I give The Chopped Cookbook two thumbs up! It's a really pretty cookbook (ya'll know I love cookbooks with big, beautiful photos) and it does exactly what it says it will do: it gives you recipes that won't require you to go out and purchase a billion ingredients. You should already have a majority of the ingredients on hand in your pantry.
Confession: I've never seen a single episode of Chopped! I am familiar with the set-up on the show though. A couple of chefs are given access to a well-stocked "pantry" and then are given a surprise "market basket" with 4-5 fresh ingredients in it. They must use all the ingredients in the market basket in creation of a delicious meal. I believe sometimes the market basket could be really odd in it's combination of ingredients, such as fish and strawberries in there together. Now that I've read the cookbook and enjoyed it, I might try to watch an episode of the show!
So far I've tried three recipes out of the cookbook: Moroccan Carrot Salad, Roasted Corn and Chickpea Salad, and Mocha Brownies. All three turned out fantastic! And they all got thumbs up from my slightly picky-eater hubby! In fact, he said I should make the Roasted Corn Salad as often as possible. That one was probably my favorite too. It's got roasted corn, roasted chickpeas, halved grape tomatoes, and chopped scallions all tossed in a dijon vinaigrette. YUM. The brownies were fantastic too, but they are so rich. I can only eat half of one in a sitting! I can eat a small bowl full of the corn salad in one sitting. :)
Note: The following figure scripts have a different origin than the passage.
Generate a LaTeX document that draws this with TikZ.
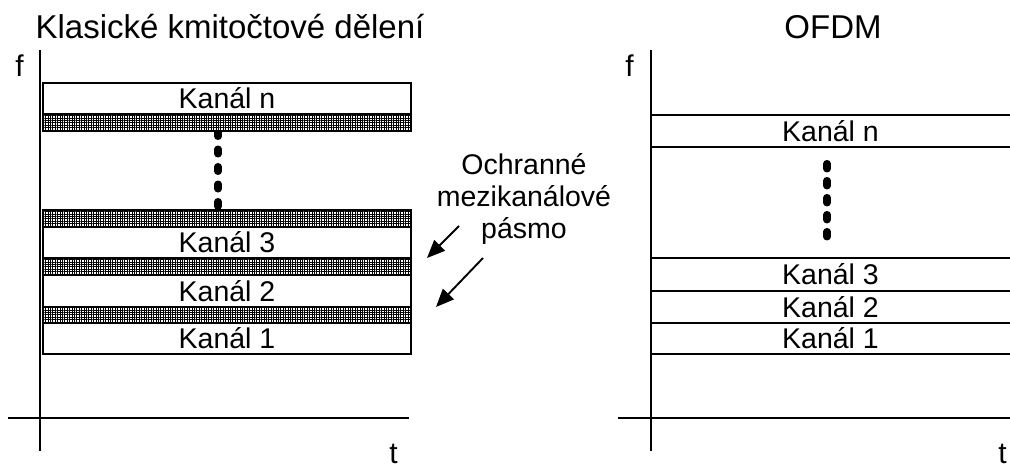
\documentclass[tikz,border=0pt]{standalone}
\usepackage{fontspec}
\setmainfont{Liberation Sans}
\usetikzlibrary{arrows.meta,patterns.meta}
\begin{document}
\begin{tikzpicture}[x=1pt,y=-1pt,
  lw/.style={line width=1.6pt},
  body/.style={font=\fontsize{28.5}{32}\selectfont},
  axl/.style={font=\fontsize{30}{34}\selectfont, anchor=base},
  ttl/.style={font=\fontsize{33}{38}\selectfont, anchor=base},
  chan/.style={draw, lw, fill=white, body, inner sep=0pt},
  band/.style={inner sep=0pt, preaction={fill=white},
     pattern={Lines[distance=2.4pt,line width=0.7pt]},
     postaction={pattern={Lines[angle=90,distance=2.4pt,line width=0.7pt]}},
     postaction={draw, lw}},
  dotline/.style={line width=7.5pt, line cap=round, dash pattern=on 4.5pt off 13pt},
  arr/.style={line width=1.9pt, -{Triangle[length=18pt,width=15pt]}}
]
\useasboundingbox (0,0) rectangle (1010,466);

% ---------- left panel ----------
\node[ttl] (title1) at (230,38) {Klasické kmitočtové dělení};
\node[axl] (f1) at (19.5,76.5) {f};
\node[axl] (t1) at (393.5,463) {t};
\draw[lw] (40,50) -- (40,451);
\draw[lw] (8,418) -- (409,418);

% dotted connector drawn first (behind bands)
\coordinate (d1a) at (218,131.75);
\coordinate (d1b) at (218,210);
\draw[dotline] (d1a) -- (d1b);

\node[chan, minimum width=368pt, minimum height=31pt] (kn) at (227,98.5) {Kanál n};
\node[band, minimum width=368pt, minimum height=17pt] (gn) at (227,122.5) {};
\node[band, minimum width=368pt, minimum height=17pt] (g3) at (227,218.5) {};
\node[chan, minimum width=368pt, minimum height=31pt] (k3) at (227,242.5) {Kanál 3};
\node[band, minimum width=368pt, minimum height=17pt] (g32) at (227,266.5) {};
\node[chan, minimum width=368pt, minimum height=32pt] (k2) at (227,291) {Kanál 2};
\node[band, minimum width=368pt, minimum height=16pt] (g21) at (227,315) {};
\node[chan, minimum width=368pt, minimum height=31pt] (k1) at (227,338.5) {Kanál 1};

% guard band label and arrows
\node[body, align=center] (guard) at (524,199) {Ochranné\\mezikanálové\\pásmo};
\coordinate (a1s) at (459,226);
\coordinate (a1e) at (427,258);
\coordinate (a2s) at (483,258);
\coordinate (a2e) at (436,307);
\draw[arr] (a1s) -- (a1e);
\draw[arr] (a2s) -- (a2e);

% ---------- right panel ----------
\node[ttl] (title2) at (833,38) {OFDM};
\node[axl] (f2) at (629.5,76.5) {f};
\node[axl] (t2) at (1002.5,463) {t};
\draw[lw] (651,50) -- (651,451);
\draw[lw] (618,418) -- (1010,418);

\node[body, minimum width=359pt, minimum height=32pt, inner sep=0pt] (rn) at (830.5,131) {Kanál n};
\node[body, minimum width=359pt, minimum height=33pt, inner sep=0pt] (r3) at (830.5,274.5) {Kanál 3};
\node[body, minimum width=359pt, minimum height=32pt, inner sep=0pt] (r2) at (830.5,307) {Kanál 2};
\node[body, minimum width=359pt, minimum height=31pt, inner sep=0pt] (r1) at (830.5,338.5) {Kanál 1};
\draw[lw] (rn.north west) -- (rn.north east);
\draw[lw] (rn.south west) -- (rn.south east);
\draw[lw] (r3.north west) -- (r3.north east);
\draw[lw] (r2.north west) -- (r2.north east);
\draw[lw] (r1.north west) -- (r1.north east);
\draw[lw] (r1.south west) -- (r1.south east);
\draw[dotline, dash pattern=on 5pt off 12pt, shorten <=16.5pt, shorten >=19pt]
  ([xshift=-3.5pt]rn.south) -- ([xshift=-3.5pt]r3.north);
\end{tikzpicture}
\end{document}
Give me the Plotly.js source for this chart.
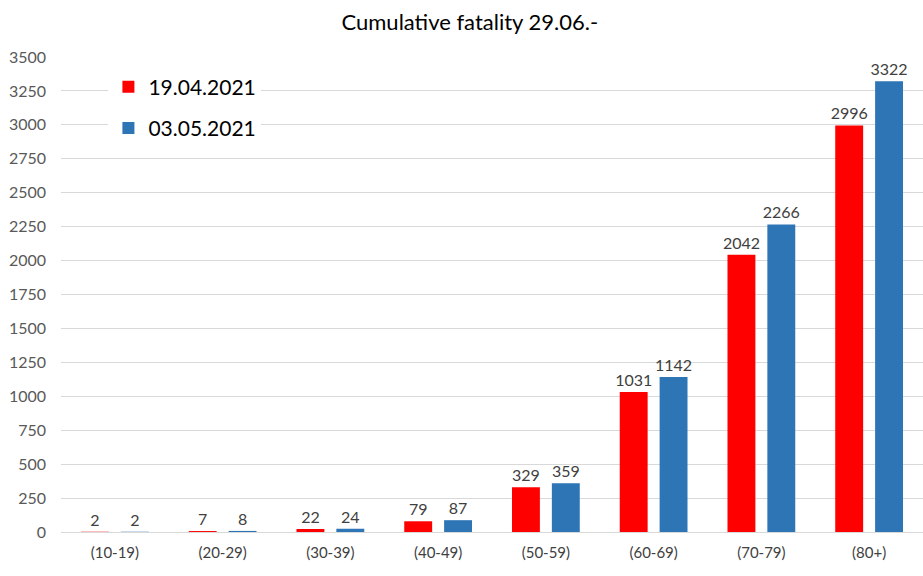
<!DOCTYPE html>
<html>
<head>
<meta charset="utf-8">
<script src="https://cdn.plot.ly/plotly-3.0.1.min.js"></script>
<style>
  html, body { margin: 0; padding: 0; background: #fff; }
  #graph { width: 923px; height: 576px; }
</style>
</head>
<body>
<div id="graph"></div>
<script>
let ageGroups = ["(10-19)", "(20-29)", "(30-39)", "(40-49)", "(50-59)", "(60-69)", "(70-79)", "(80+)"];
let deaths1904 = [2, 7, 22, 79, 329, 1031, 2042, 2996];
let deaths0305 = [2, 8, 24, 87, 359, 1142, 2266, 3322];
let yTicks = [0, 250, 500, 750, 1000, 1250, 1500, 1750, 2000, 2250, 2500, 2750, 3000, 3250, 3500];

function plot() {
    let labelFont = { family: "Lato, 'Liberation Sans', sans-serif", size: 16, color: "#404040" };

    let first = {
        x: ageGroups,
        y: deaths1904,
        name: "19.04.2021",
        legendgroup: "a",
        type: "bar",
        text: deaths1904.map(String),
        textposition: "outside",
        constraintext: "none",
        textfont: labelFont,
        cliponaxis: false,
        marker: { color: "#FF0000" }
    };

    let second = {
        x: ageGroups,
        y: deaths0305,
        name: "03.05.2021",
        legendgroup: "b",
        type: "bar",
        text: deaths0305.map(String),
        textposition: "outside",
        constraintext: "none",
        textfont: labelFont,
        cliponaxis: false,
        marker: { color: "#2E75B6" }
    };

    let layout = {
        width: 923,
        height: 576,
        margin: { l: 61, r: 0, t: 57, b: 44 },
        paper_bgcolor: "#fff",
        plot_bgcolor: "#fff",
        font: { family: "Lato, 'Liberation Sans', sans-serif", color: "#595959" },
        title: {
            text: "Cumulative fatality 29.06.-",
            font: { size: 22, color: "#000" },
            x: 0.509,
            xanchor: "center",
            y: 0.962,
            yanchor: "middle"
        },
        barmode: "group",
        bargap: 0.26,
        bargroupgap: 0.3,
        showlegend: true,
        legend: {
            x: 0.055,
            y: 0.98,
            xanchor: "left",
            yanchor: "top",
            bgcolor: "#fff",
            font: { size: 21, color: "#000" },
            tracegroupgap: 11,
            itemwidth: 30
        },
        xaxis: {
            type: "category",
            showgrid: false,
            showline: false,
            ticks: "",
            ticklabelstandoff: 10,
            tickfont: { size: 15, color: "#404040" }
        },
        yaxis: {
            range: [0, 3500],
            tickvals: yTicks,
            ticktext: yTicks.map(String),
            showgrid: true,
            gridcolor: "#d9d9d9",
            gridwidth: 1,
            zeroline: true,
            zerolinecolor: "#d9d9d9",
            showline: false,
            ticks: "",
            ticklabelstandoff: 14,
            tickfont: { size: 16, color: "#595959" }
        }
    };

    Plotly.newPlot("graph", [first, second], layout, { displayModeBar: false, staticPlot: true });
}

plot();
</script>
</body>
</html>
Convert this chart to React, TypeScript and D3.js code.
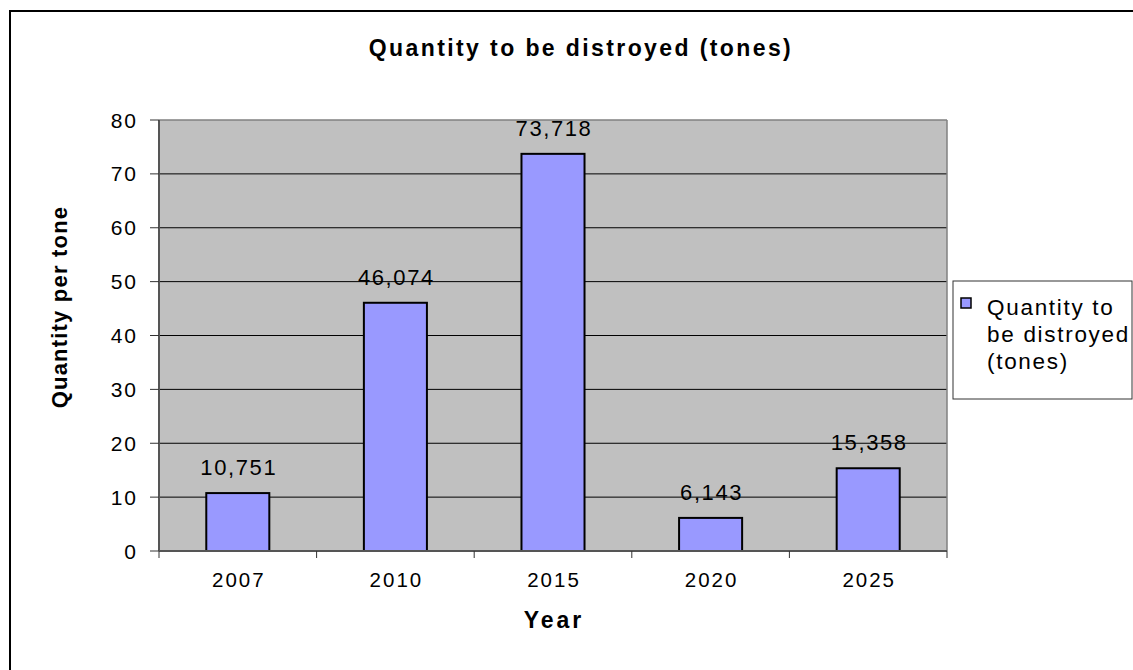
import React from 'react';
import * as d3 from 'd3';

const years: string[] = ['2007', '2010', '2015', '2020', '2025'];
const values: number[] = [10.751, 46.074, 73.718, 6.143, 15.358];
const yTicks: number[] = [0, 10, 20, 30, 40, 50, 60, 70, 80];
const chartTitle = 'Quantity to be distroyed (tones)';
const xTitle = 'Year';
const yTitle = 'Quantity per tone';
const legendLines: string[] = ['Quantity to', 'be distroyed', '(tones)'];

const FONT = '"Liberation Sans", Arial, Helvetica, sans-serif';
const BAR_FILL = '#9999FF';
const PLOT_FILL = '#C0C0C0';

const fmt = d3
  .formatLocale({ decimal: ',', thousands: '.', grouping: [3], currency: ['', ''] })
  .format('.3f');

export default function App() {
  const left = 159;
  const right = 947;
  const top = 120;
  const bottom = 551;

  const x = d3
    .scaleBand<string>()
    .domain(years)
    .range([left, right])
    .paddingInner(0.6)
    .paddingOuter(0.3);
  const y = d3.scaleLinear().domain([0, 80]).range([bottom, top]);
  const step = x.step();
  const catBounds = d3.range(years.length + 1).map((i) => left + i * step);

  return (
    <svg
      width={1133}
      height={670}
      style={{ position: 'absolute', left: 0, top: 0, background: '#fff' }}
      fontFamily={FONT}
    >
      <rect x={0} y={0} width={1133} height={670} fill="#fff" />
      {/* outer chart border */}
      <rect x={10} y={11} width={1130} height={670} fill="none" stroke="#000" strokeWidth={2} />

      {/* title */}
      <text
        x={581}
        y={56}
        textAnchor="middle"
        fontSize={23}
        fontWeight="bold"
        letterSpacing={2.4}
        fill="#000"
      >
        {chartTitle}
      </text>

      {/* plot area */}
      <rect x={left} y={top} width={right - left} height={bottom - top} fill={PLOT_FILL} />
      {/* gridlines */}
      {yTicks
        .filter((t) => t > 0 && t < 80)
        .map((t) => (
          <line key={'g' + t} x1={left} x2={right} y1={y(t)} y2={y(t)} stroke="#000" strokeWidth={1} />
        ))}
      {/* plot border top/right */}
      <line x1={left} x2={right} y1={top} y2={top} stroke="#808080" strokeWidth={1.5} />
      <line x1={right} x2={right} y1={top} y2={bottom} stroke="#808080" strokeWidth={1.5} />

      {/* bars */}
      {years.map((yr, i) => (
        <rect
          key={'b' + yr}
          x={x(yr)!}
          y={y(values[i])}
          width={x.bandwidth()}
          height={y(0) - y(values[i])}
          fill={BAR_FILL}
          stroke="#000"
          strokeWidth={2}
        />
      ))}

      {/* value labels */}
      {years.map((yr, i) => (
        <text
          key={'v' + yr}
          x={x(yr)! + x.bandwidth() / 2 + 1}
          y={y(values[i]) - 18}
          textAnchor="middle"
          fontSize={22}
          letterSpacing={1.6}
          fill="#000"
        >
          {fmt(values[i])}
        </text>
      ))}

      {/* y axis */}
      <line x1={left} x2={left} y1={top} y2={bottom} stroke="#555" strokeWidth={2} />
      {yTicks.map((t) => (
        <g key={'yt' + t}>
          <line x1={left - 9} x2={left} y1={y(t)} y2={y(t)} stroke="#333" strokeWidth={1} />
          <text
            x={138}
            y={y(t)}
            dy="0.36em"
            textAnchor="end"
            fontSize={21}
            letterSpacing={2}
            fill="#000"
          >
            {t}
          </text>
        </g>
      ))}

      {/* x axis */}
      <line x1={left} x2={right} y1={bottom} y2={bottom} stroke="#555" strokeWidth={2} />
      {catBounds.map((b, i) => (
        <line key={'xt' + i} x1={b} x2={b} y1={bottom} y2={bottom + 7} stroke="#333" strokeWidth={1} />
      ))}
      {years.map((yr) => (
        <text
          key={'xl' + yr}
          x={x(yr)! + x.bandwidth() / 2 + 1}
          y={587}
          textAnchor="middle"
          fontSize={20.5}
          letterSpacing={2}
          fill="#000"
        >
          {yr}
        </text>
      ))}

      {/* axis titles */}
      <text
        x={(left + right) / 2 + 1}
        y={628}
        textAnchor="middle"
        fontSize={23}
        fontWeight="bold"
        letterSpacing={3}
        fill="#000"
      >
        {xTitle}
      </text>
      <text
        transform={`translate(67, ${307}) rotate(-90)`}
        textAnchor="middle"
        fontSize={22}
        fontWeight="bold"
        letterSpacing={1.2}
        fill="#000"
      >
        {yTitle}
      </text>

      {/* legend */}
      <rect x={953} y={281} width={179} height={118} fill="#fff" stroke="#333" strokeWidth={1} />
      <rect x={961} y={298} width={10} height={10} fill={BAR_FILL} stroke="#000" strokeWidth={1.5} />
      {legendLines.map((l, i) => (
        <text
          key={'lg' + i}
          x={987}
          y={315 + i * 27}
          fontSize={22.5}
          letterSpacing={1.7}
          fill="#000"
        >
          {l}
        </text>
      ))}
    </svg>
  );
}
Something that makes this cookbook a bit unique is that there are variations given to nearly every recipe. This goes along with the whole "use what you've got" subtitle. So the recipe on the page might call for ground beef, but there's a little "chef's note" at the end that tells you how to mix it up and adjust the seasoning if you use ground turkey or ground chicken instead. There are also two big two-page spread tables in the book that gives cooks a general idea of how to mix things for best results without being specific in the ingredients. One is for salad dressings and it tells you what type of base to mix with which kinds of herbs to serve on which kinds of salads.
Personally, I loved how this cookbook explained variances and substitutions. The Food Network cooks' explanations just really "clicked" for me, and I now feel more confident making my own substitutions in recipes. I think this cookbook could potentially save me and my family some money!
I got The Chopped Cookbook from my library.